Y, posteriormente, esa reconducción del espacio a la izquierda por donde se cohesiona a España históricamente: la noción de patria. Una noción que, por la propia naturaleza de su génesis, no tiene escapatoria. Ser progresistas de veras significa ir contra la propia noción de España como estado-nación. Y ahí se perdieron los que buscaban la alternancia al comienzo, la alternativa después.

Es probable que quien me lea habitualmente me encuentre cansino. Es un cúmulo de acumulaciones, con redundancia: «Antes una España roja que rota» (Calvo Sotelo), «Nada se parece más a un español de derechas que un español de izquierdas» (Josep Pla), «El proceso catalán es una aventura ilegal e inquietante que pone en peligro la convivencia» (Felipe González), «Podemos es la mejor garantía para la unidad de España» (Pablo Iglesias). En resumen, artículo 2 de la Constitución española: «Nación española, única e indivisible».

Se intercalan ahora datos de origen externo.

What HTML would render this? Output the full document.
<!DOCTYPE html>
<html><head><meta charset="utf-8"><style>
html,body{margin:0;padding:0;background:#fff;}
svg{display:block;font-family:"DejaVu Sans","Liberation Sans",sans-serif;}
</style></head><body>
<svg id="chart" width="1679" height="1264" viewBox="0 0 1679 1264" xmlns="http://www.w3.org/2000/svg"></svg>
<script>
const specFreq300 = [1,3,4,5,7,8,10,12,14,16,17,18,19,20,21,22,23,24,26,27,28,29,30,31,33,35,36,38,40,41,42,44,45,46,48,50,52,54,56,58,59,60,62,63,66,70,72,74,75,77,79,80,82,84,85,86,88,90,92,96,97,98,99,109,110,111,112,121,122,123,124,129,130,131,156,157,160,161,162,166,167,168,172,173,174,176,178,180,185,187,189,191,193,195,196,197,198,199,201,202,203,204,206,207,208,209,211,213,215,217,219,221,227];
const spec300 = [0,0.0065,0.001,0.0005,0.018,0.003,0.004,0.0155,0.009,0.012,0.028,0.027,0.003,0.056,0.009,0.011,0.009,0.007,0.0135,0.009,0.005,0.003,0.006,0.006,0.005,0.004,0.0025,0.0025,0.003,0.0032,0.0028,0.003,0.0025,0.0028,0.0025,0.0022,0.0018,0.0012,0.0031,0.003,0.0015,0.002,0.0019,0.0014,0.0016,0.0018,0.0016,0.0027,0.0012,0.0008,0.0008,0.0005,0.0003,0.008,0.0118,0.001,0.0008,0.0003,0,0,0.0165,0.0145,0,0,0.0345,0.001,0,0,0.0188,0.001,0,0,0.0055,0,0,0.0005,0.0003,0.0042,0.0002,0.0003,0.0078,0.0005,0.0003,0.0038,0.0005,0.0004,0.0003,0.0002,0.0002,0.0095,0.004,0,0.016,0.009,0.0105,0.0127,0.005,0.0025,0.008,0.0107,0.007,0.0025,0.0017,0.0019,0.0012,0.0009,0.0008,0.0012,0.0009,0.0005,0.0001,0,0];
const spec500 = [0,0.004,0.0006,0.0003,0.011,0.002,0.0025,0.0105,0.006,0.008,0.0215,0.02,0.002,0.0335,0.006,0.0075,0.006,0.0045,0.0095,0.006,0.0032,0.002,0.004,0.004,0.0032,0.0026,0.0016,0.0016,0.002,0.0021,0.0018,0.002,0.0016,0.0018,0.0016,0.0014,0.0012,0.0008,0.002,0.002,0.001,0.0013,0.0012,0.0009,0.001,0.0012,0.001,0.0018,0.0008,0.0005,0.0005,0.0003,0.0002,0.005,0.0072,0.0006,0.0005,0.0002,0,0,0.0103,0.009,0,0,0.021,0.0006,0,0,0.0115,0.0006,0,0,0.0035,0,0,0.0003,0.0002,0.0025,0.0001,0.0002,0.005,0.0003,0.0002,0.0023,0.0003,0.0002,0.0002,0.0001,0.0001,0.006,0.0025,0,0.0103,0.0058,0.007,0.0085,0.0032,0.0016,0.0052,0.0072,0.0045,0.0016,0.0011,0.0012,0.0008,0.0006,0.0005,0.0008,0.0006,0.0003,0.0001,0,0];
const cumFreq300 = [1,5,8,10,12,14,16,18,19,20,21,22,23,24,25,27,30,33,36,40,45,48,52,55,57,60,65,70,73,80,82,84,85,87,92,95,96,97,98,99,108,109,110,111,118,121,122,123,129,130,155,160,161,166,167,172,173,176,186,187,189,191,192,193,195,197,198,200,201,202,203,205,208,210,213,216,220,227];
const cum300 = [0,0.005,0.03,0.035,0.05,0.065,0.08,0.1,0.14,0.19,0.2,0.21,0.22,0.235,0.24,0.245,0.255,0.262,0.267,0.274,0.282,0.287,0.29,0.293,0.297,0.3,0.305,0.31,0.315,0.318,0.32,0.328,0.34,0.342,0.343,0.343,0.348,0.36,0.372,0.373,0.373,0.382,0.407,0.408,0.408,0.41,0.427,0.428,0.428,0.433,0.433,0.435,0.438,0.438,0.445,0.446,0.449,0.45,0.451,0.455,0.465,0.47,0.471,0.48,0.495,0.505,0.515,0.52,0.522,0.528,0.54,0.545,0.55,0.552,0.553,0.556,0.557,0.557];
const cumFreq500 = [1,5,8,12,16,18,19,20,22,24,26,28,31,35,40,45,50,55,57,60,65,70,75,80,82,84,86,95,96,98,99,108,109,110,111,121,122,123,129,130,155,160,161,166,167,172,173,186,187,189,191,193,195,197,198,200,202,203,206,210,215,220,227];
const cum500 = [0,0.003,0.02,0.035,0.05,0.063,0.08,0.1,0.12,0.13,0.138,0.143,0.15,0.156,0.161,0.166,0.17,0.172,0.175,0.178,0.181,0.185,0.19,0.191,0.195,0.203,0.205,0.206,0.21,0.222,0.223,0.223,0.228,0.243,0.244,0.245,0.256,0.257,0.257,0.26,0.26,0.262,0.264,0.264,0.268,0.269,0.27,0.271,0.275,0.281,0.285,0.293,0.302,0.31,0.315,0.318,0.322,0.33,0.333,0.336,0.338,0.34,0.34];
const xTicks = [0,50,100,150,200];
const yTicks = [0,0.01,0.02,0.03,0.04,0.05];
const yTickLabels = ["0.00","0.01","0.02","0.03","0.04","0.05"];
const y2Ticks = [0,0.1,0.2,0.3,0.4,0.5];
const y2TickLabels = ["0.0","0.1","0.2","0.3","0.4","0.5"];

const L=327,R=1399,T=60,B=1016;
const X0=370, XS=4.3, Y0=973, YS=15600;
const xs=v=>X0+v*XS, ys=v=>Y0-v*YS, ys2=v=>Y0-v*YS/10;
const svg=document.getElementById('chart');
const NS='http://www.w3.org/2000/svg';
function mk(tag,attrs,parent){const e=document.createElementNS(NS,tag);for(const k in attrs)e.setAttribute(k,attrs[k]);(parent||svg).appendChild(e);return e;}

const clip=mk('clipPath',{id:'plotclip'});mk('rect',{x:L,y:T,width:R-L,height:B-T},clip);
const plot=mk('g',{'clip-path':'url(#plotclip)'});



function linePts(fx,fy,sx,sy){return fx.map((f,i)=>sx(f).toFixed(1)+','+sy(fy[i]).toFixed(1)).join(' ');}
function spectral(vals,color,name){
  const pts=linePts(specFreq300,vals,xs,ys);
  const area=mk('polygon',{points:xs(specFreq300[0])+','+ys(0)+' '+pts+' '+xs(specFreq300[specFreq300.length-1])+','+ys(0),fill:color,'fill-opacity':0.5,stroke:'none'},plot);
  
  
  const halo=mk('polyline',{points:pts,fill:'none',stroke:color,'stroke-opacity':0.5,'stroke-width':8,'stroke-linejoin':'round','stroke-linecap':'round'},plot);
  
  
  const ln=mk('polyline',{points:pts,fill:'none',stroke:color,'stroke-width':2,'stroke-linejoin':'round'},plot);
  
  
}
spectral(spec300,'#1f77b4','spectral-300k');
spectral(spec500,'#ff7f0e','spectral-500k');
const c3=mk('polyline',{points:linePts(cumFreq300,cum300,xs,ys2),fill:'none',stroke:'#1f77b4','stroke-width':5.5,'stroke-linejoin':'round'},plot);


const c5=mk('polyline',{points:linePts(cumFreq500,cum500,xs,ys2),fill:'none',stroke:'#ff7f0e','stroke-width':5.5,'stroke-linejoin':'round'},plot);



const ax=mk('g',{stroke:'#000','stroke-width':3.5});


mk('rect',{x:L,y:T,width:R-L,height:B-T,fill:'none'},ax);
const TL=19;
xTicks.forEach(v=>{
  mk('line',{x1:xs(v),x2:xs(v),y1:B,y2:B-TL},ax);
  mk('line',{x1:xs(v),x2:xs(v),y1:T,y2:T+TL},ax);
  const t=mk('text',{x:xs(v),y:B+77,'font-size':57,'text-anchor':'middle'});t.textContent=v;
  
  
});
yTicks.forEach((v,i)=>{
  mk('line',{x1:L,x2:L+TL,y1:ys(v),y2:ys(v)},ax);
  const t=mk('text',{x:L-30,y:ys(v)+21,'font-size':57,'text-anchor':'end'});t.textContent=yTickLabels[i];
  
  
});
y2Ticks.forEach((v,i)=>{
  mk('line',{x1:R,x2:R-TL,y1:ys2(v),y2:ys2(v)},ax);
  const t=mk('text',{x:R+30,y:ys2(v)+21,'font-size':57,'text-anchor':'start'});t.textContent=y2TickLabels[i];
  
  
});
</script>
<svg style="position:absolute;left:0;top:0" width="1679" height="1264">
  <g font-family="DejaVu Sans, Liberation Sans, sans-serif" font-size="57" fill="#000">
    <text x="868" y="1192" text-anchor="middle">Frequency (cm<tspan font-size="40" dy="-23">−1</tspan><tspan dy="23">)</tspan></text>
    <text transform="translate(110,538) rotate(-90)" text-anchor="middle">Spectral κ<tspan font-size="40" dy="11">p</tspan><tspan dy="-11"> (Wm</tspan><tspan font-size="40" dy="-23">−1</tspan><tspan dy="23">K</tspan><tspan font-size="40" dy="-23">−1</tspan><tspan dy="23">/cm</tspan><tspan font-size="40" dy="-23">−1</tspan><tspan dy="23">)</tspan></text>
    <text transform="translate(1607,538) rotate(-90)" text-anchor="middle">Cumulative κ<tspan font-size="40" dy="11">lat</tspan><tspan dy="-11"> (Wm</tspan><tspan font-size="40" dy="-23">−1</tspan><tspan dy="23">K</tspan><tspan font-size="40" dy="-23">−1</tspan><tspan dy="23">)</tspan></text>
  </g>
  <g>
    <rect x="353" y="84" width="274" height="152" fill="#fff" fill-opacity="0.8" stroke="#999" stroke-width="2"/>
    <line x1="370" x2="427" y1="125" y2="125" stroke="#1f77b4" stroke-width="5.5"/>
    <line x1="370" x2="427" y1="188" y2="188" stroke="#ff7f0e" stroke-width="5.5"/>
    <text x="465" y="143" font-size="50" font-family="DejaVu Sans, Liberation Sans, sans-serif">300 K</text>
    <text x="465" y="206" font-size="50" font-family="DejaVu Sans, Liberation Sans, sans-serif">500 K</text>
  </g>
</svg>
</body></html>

El gatopardismo político llevó al PSOE al poder en 1982. Un PSOE que se tragó sus promesas. La idea de «cambiar algo para que nada cambie», la de Giusepe Tomasi di Lampedusa que Visconti trasladó a la pantalla, nuevamente remarcó que una apreciación particular, tiene todos los visos de repetirse, como en 1982. Entonces, en descargo, el franquismo estaba muy cerca, los temores al golpismo, a los militares endémicos que asustaban con la sangría de 1936. Hoy, en cambio, los banqueros y las asociaciones de empresarios apenas necesitan de un correo electrónico para imponer. Y ahí, en «el remitente solicita confirmación de que ha recibido el mensaje», está la clave.

No habrá, con los mimbres actuales, segunda transición española, ni vuelco electoral en una sociedad que se nutre de lo más granado de la intransigencia europea, despreciada por la mayoría de su clase política que únicamente tiene percepción de ella en vísperas electorales. Llegarán proclamas demagógicas, retóricas sobre la continuidad perfectiva, y quién sabe cuántos conceptos similares con letras diferentes. Y luego, volveremos a recordar, para consolarnos, a Lampedusa. Y lo maléfico que era Arias Navarro.

No quiero, para terminar, poner el acento en el fracaso. Las generalidades, asimismo, no explican la complejidad. En Madrid, pero también en Bilbao. Sé perfectamente que el ritmo, endiabladamente lento a veces, nos descorazona. Alguien dijo, con mucha razón, que «la única batalla que se pierde es la que se abandona». Por ello, a pesar de que el horizonte cercano no sea halagüeño, la revuelta continúa. Hasta la victoria final.